What is expected - Skip the pictures, please, and write out exactly the lines from the opening of the data through the line containing "ax = fig.add_axes([0.1196, 0.157, 0.859, 0.616])".
#####
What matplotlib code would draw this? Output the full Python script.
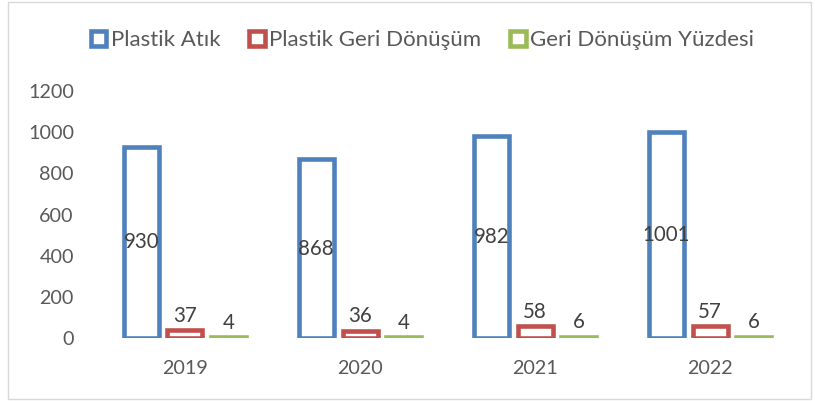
import numpy as np
import matplotlib.pyplot as plt
from matplotlib.patches import Rectangle

years = ["2019", "2020", "2021", "2022"]
plastik_atik = [930, 868, 982, 1001]
geri_donusum = [37, 36, 58, 57]
yuzde = [4, 4, 6, 6]
series_names = ["Plastik Atık", "Plastik Geri Dönüşüm", "Geri Dönüşüm Yüzdesi"]
colors = ["#4f81bd", "#c0504d", "#9bbb59"]

plt.rcParams['font.family'] = ['Lato', 'DejaVu Sans']

fig = plt.figure(figsize=(8.15, 4.01), dpi=100)
ax = fig.add_axes([0.1196, 0.157, 0.859, 0.616])

x = np.arange(len(years))
w = 0.2
offsets = [-0.25, 0.0, 0.25]
all_vals = [plastik_atik, geri_donusum, yuzde]

handles = []
for i, vals in enumerate(all_vals):
    bars = ax.bar(x + offsets[i], vals, width=w, facecolor='white',
                  edgecolor=colors[i], linewidth=3.3, label=series_names[i])
    handles.append(bars)
    for xi, v in zip(x + offsets[i], vals):
        if i == 0:
            ax.text(xi, v / 2, str(v), ha='center', va='center',
                    fontsize=14.8, color='#404040')
        else:
            ax.text(xi, v + 22, str(v), ha='center', va='bottom',
                    fontsize=14.8, color='#404040')

ax.set_xlim(-0.5, 3.5)
ax.set_ylim(0, 1200)
ax.set_yticks(range(0, 1201, 200))
ax.set_xticks(x)
ax.set_xticklabels(years)
ax.tick_params(axis='both', length=0, labelsize=14.2, colors='#595959')
ax.tick_params(axis='y', pad=17)
ax.tick_params(axis='x', pad=16)
for s in ax.spines.values():
    s.set_visible(False)

ax.legend(handles=handles, loc='center', bbox_to_anchor=(0.464, 1.206),
          ncol=3, frameon=False, fontsize=16, labelcolor='#595959',
          handlelength=0.7, handleheight=0.7, handletextpad=0.2,
          columnspacing=1.3, borderaxespad=0)

fig.patches.append(Rectangle((0.01, 0.005), 0.985, 0.99, transform=fig.transFigure,
                             fill=False, edgecolor='#d9d9d9', linewidth=1))

fig.savefig('out.png', dpi=100)
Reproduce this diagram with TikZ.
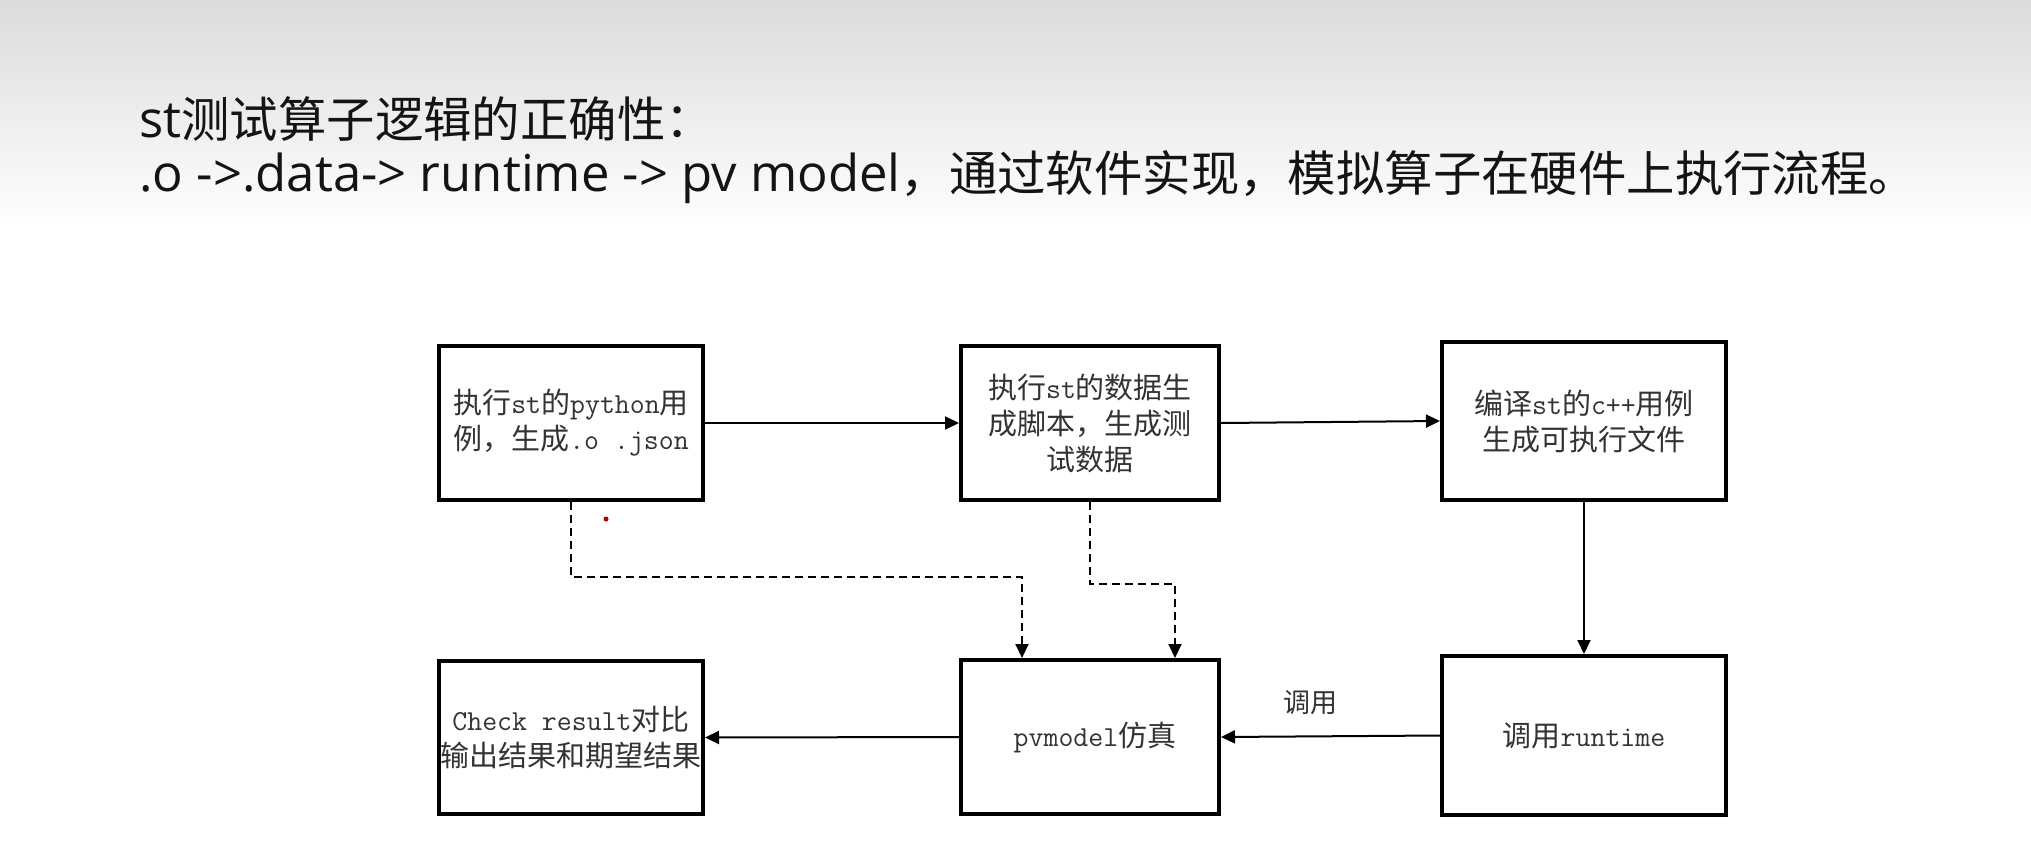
#####
Answer to this exercise -
What matplotlib code would draw this? Output the full Python script.
import numpy as np
import matplotlib.pyplot as plt
from matplotlib.patches import Rectangle

years = ["2019", "2020", "2021", "2022"]
plastik_atik = [930, 868, 982, 1001]
geri_donusum = [37, 36, 58, 57]
yuzde = [4, 4, 6, 6]
series_names = ["Plastik Atık", "Plastik Geri Dönüşüm", "Geri Dönüşüm Yüzdesi"]
colors = ["#4f81bd", "#c0504d", "#9bbb59"]

plt.rcParams['font.family'] = ['Lato', 'DejaVu Sans']

fig = plt.figure(figsize=(8.15, 4.01), dpi=100)
ax = fig.add_axes([0.1196, 0.157, 0.859, 0.616])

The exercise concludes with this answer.